The one is never prepared for combat, the other is always ready.

I was pretty much up to him until the section that's summed up in this bit; the man who assumes that it's enough to be right, and will not fight to defend it, is either foolish, holds it cheap, or has never been challenged.

Basically, the quote makes me think of Dark Helm's line about how evil will always win becausegood is dumb.

That said, the line: Who can go systematically to work, and having done battle with the primary accusation and settled that, then bring forward a counter-charge and support that also? sounds like something I'd want as a tag line-- "Who can systematically battle against primary accusations, then bring forth a counter-charge and support it in good manner? THERE IS SOMEONE ON THE INTERNET WHO IS WRONG MAN CAN!!!!

It does make one think of the Internet, doesn't it?

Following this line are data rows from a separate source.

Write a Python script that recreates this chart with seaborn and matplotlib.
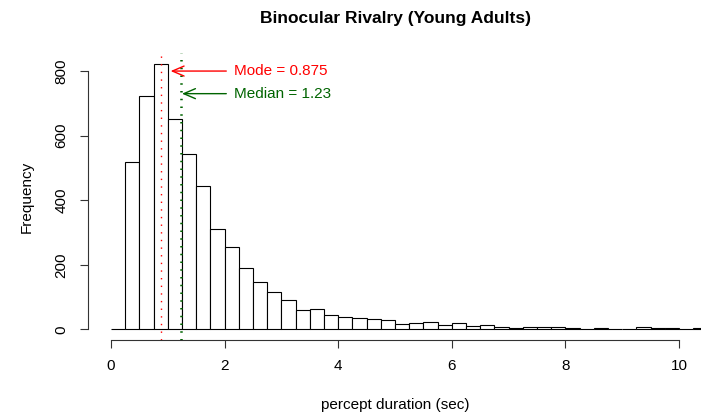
import numpy as np
import matplotlib
matplotlib.use("Agg")
import matplotlib.pyplot as plt
import seaborn as sns

# ---- data ----
bin_width = 0.25
bin_starts = [i * 0.25 for i in range(42)]  # 0.00 .. 10.25
counts = [0, 517, 724, 823, 650, 543, 445, 312, 256, 191,
          148, 115, 92, 59, 63, 44, 37, 35, 32, 29,
          18, 19, 23, 15, 19, 10, 12, 7, 4, 6,
          7, 7, 4, 2, 4, 2, 0, 7, 3, 3,
          1, 4]
mode_value = 0.875
median_value = 1.23
x_ticks = [0, 2, 4, 6, 8, 10]
y_ticks = [0, 200, 400, 600, 800]
title = "Binocular Rivalry (Young Adults)"
xlabel = "percept duration (sec)"
ylabel = "Frequency"

plt.rcParams['font.family'] = ['Liberation Sans', 'DejaVu Sans']

W, H = 701, 416
fig = plt.figure(figsize=(W / 100, H / 100), dpi=100)
# plot region in pixels: x 88..709, y 53..340
ax = fig.add_axes([88 / W, (H - 340) / H, (709 - 88) / W, (340 - 53) / H])

centers = [s + bin_width / 2 for s in bin_starts]
edges = list(bin_starts) + [bin_starts[-1] + bin_width]
sns.histplot(x=centers, weights=counts, bins=edges, ax=ax,
             color="white", edgecolor="black", linewidth=0.8, alpha=1)

ymax = max(counts)
ax.set_ylim(-0.04 * ymax, ymax * 1.04)
xr = 10.125
ax.set_xlim(-0.04 * xr, xr * 1.04)

ax.axvline(mode_value, color="red", lw=1.0, ls=(0, (1, 4.5)))
ax.axvline(median_value, color="#006400", lw=1.8, ls=(0, (0.6, 2.5)))

ax.annotate("", xy=(1.05, 800), xytext=(2.03, 800),
            arrowprops=dict(arrowstyle="->,head_length=0.7,head_width=0.3",
                            color="red", lw=1, mutation_scale=12,
                            shrinkA=0, shrinkB=0))
ax.text(2.17, 800, f"Mode = {mode_value}", color="red", fontsize=11,
        ha="left", va="center")
ax.annotate("", xy=(1.25, 730), xytext=(2.03, 730),
            arrowprops=dict(arrowstyle="->,head_length=0.7,head_width=0.3",
                            color="#006400", lw=1, mutation_scale=12,
                            shrinkA=0, shrinkB=0))
ax.text(2.17, 730, f"Median = {median_value}", color="#006400", fontsize=11,
        ha="left", va="center")

# R-style axes
for s in ["top", "right"]:
    ax.spines[s].set_visible(False)
ax.spines["left"].set_bounds(y_ticks[0], y_ticks[-1])
ax.spines["bottom"].set_bounds(x_ticks[0], x_ticks[-1])
for s in ["left", "bottom"]:
    ax.spines[s].set_linewidth(0.8)
    ax.spines[s].set_color("#333333")
ax.set_xticks(x_ticks)
ax.set_yticks(y_ticks)
ax.set_xticklabels([str(t) for t in x_ticks])
ax.set_yticklabels([str(t) for t in y_ticks], rotation=90, va="center")
ax.tick_params(axis="both", length=6, width=0.8, color="#333333",
               labelsize=11, pad=8)
ax.grid(False)
ax.set_facecolor("white")

ax.set_xlabel(xlabel, fontsize=11)
ax.set_ylabel(ylabel, fontsize=11)
ax.xaxis.set_label_coords((395 - 88) / (709 - 88), (340 - 405) / (340 - 53))
ax.xaxis.label.set_verticalalignment("center")
ax.yaxis.set_label_coords((27 - 88) / (709 - 88), 0.5)
ax.yaxis.label.set_verticalalignment("center")

fig.text(396 / W, 1 - 18 / H, title, fontsize=12.5, fontweight="bold",
         ha="center", va="center")

fig.savefig("out.png", dpi=100, facecolor="white")
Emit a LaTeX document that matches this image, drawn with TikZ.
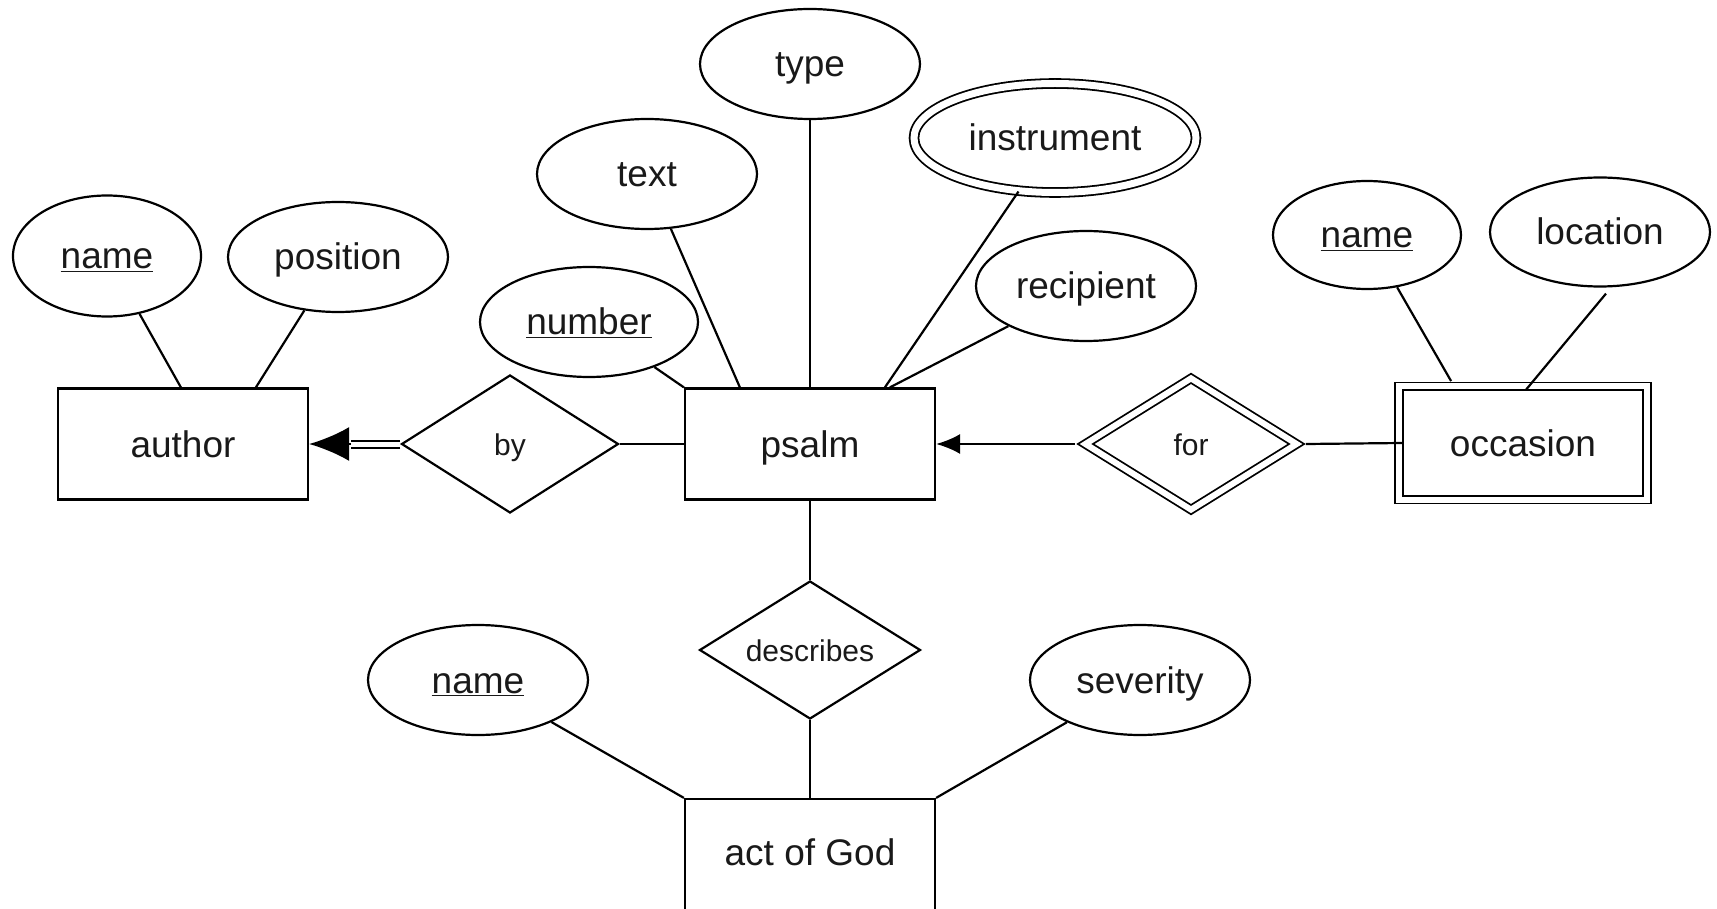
\documentclass[tikz,border=0pt]{standalone}
\usepackage{fontspec}
\setmainfont{Liberation Sans}
\usetikzlibrary{shapes.geometric,arrows.meta,calc}
\begin{document}
\begin{tikzpicture}[x=1pt,y=-1pt,line width=2.2pt,
  every node/.style={font=\fontsize{37}{44}\selectfont,text=black!90,text height=34pt,text depth=8pt},
  entity/.style={draw,rectangle,minimum width=250pt,minimum height=111pt,inner sep=0pt},
  attr/.style={draw,ellipse,inner sep=0pt,minimum width=220pt,minimum height=110pt},
  rel/.style={draw,diamond,inner sep=0pt,aspect=1.6,font=\fontsize{30}{36}\selectfont,text height=29pt,text depth=6pt},
  dbl/.style={double,double distance=6pt,line width=1.8pt},
  conn/.style={line width=2.2pt}
]
\useasboundingbox (0,0) rectangle (1717,909);

% entities
\node[entity] (author) at (183,444) {author};
\node[entity] (psalm) at (810,444) {psalm};
\node[entity,minimum height=114pt,text depth=14.5pt] (act) at (810,856) {act of God};
\node[entity,dbl,minimum width=248pt,minimum height=113pt] (occasion) at (1523,443) {occasion};

% relationships
\node[rel,minimum width=217pt,minimum height=138pt] (by) at (510,444) {by};
\node[rel,dbl,minimum width=212pt,minimum height=132pt] (for) at (1191,444) {for};
\node[rel,minimum width=221pt,minimum height=138pt] (describes) at (810,650) {describes};

% attributes
\node[attr,minimum width=188pt,minimum height=121pt] (aname) at (107,256) {\underline{name}};
\node[attr] (position) at (338,257) {position};
\node[attr,minimum width=218pt] (number) at (589,322) {\underline{number}};
\node[attr] (text) at (647,174) {text};
\node[attr] (type) at (810,64) {type};
\node[attr,dbl,double distance=7pt,minimum width=282pt,minimum height=109pt] (instrument) at (1055,138) {instrument};
\node[attr] (recipient) at (1086,286) {recipient};
\node[attr,minimum width=188pt,minimum height=108pt] (oname) at (1367,235) {\underline{name}};
\node[attr,minimum height=109pt] (location) at (1600,232) {location};
\node[attr] (gname) at (478,680) {\underline{name}};
\node[attr] (severity) at (1140,680) {severity};

% attribute connectors
\draw[conn] ($(author.north west)+(124,0)$) -- (aname);
\draw[conn] ($(author.north west)+(199,0)$) -- (position);
\draw[conn] (psalm.north west) -- (number);
\draw[conn] ($(psalm.north west)+(56,0)$) -- (text);
\draw[conn] (psalm.north) -- (type);
\draw[conn] ($(psalm.north west)+(201,0)$) -- (instrument);
\draw[conn] ($(psalm.north west)+(206,0)$) -- (recipient);
\draw[conn] ($(occasion.north west)+(53,-4.5)$) -- (oname);
\coordinate (locend) at ($(location.south)+(6,6)$);
\draw[conn] ($(occasion.north west)+(128,4)$) -- (locend);
\draw[conn] (act.north west) -- (gname);
\draw[conn] (act.north east) -- (severity);

% relationship connectors
\coordinate (bybase) at ($(author.east)+(42,0)$);
\draw[conn,-{Latex[length=40pt,width=34pt]}] (by.west) -- (author.east);
\draw[double,double distance=5pt,line width=2pt] (by.west) -- (bybase);
\draw[conn] (by.east) -- (psalm.west);
\draw[conn,-{Latex[length=24pt,width=20pt]}] ($(for.west)+(-9,0)$) -- (psalm.east);
\draw[conn] ($(for.east)+(8,0)$) -- ($(occasion.west)+(4,0)$);
\draw[conn] (psalm.south) -- (describes.north);
\draw[conn] (describes.south) -- (act.north);
\end{tikzpicture}
\end{document}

And, yes, Trollope is somewhat given to hyperbole. But I think most normal people don't really want to be that guy in the cartoon saying he can't come to bed because someone on the Internet is wrong. So even leaving out the hyperbole, it is indeed true that it's all too easy to bring up frivolous accusations or objections and much harder--indeed, impossible--to answer every single one of them carefully and in detail.

That's why it's Alinsky tactics, no?

Probably a generational/cultural thing, sadly. Same way that my grandparents would have NEVER talked politics in polite company, my parents are horribly uncomfortable with it, and my generation is forced to either talk it or let people take your lack of speaking up as a weapon to make any belief but theirs unthinkable.

A thought came to mind... since nobody else is here....

A while back I noticed that there's a tactic in comboxes of shifting the conversation. It occurs that this is the same sort of thing. The solution I've found is to hammer away at that same point, rather than let the dancers choose the ground they want to fight or feign on-- you don't need to answer every question in detail, or even with more than "you still haven't answered X." It's rude, but so is a shifting ground attack, and it removes the "gain" from that rudeness and seems to prevent it in the future....

A while back I noticed that there's a tactic in comboxes of shifting the conversation

A while back? It's all human nature and been around since dirt. And we think each other are doing it because people seldom turn their beliefs on a dime no matter what, and also merely because of different personality types (sometimes we"re wrong that someone is "shifting"). It's the way God made us. Patience and persistence are what wise people use to discover the truth. We can thank God he didn't make us so that we'd analyze and reevaluate beliefs too fast or we'd be unstable and communities far more fragile than they are. And you never know whose mind you changed ten years later.

I think the quote is all good until the concluding part:

The one is never prepared for combat, the other is always ready. Therefore it is that in this world the man that is in the wrong almost invariably conquers the man that is in the right, and invariably despises him.

I don't think that follows. All depends on what he means by combat, but nuance seems abandoned here. The wise man allows himself to be conquered in some ways, and not in others. Wisdom is knowing when, and making oneself able beforehand since that is the only way to do many things. Christ went around astonishing people. The modern conceit is that we now get the plan he was using, so we wouldn't be astonished like his contemporaries were and we'd all get him. But I think wisdom is in judgement, which is highly fluid, creative, and unpredictable. I suppose if he walked among us today about the same proportion of people would be shocked now as then in watching his actions, and thus about the same proportion stumble over him.

......it is indeed true that it's all too easy to bring up frivolous accusations or objections and much harder--indeed, impossible--to answer every single one of them carefully and in detail.
C S Lewis coined the word "Bulverism" (originated by the imaginary Ezekiel Bulver) as the title of an essay which was published in the anthology, God in the Dock. It's a label for the philosophical emptiness of the impudent manoeuvre in political and moral debate in which a person's arguments are ignored so that his motive or person becomes the object of analysis.

I believe the use of "wise" in the quote was meant either as a reverence to wise in that which is worldly, or even a sarcasm.

As such, the conceit becomes clear, that the worst of villains will ever cry to be the victim of the innocent while robbing him. It performs the need to rationalize his sin away while turning attention back towards the imperfect nature of the wronged party.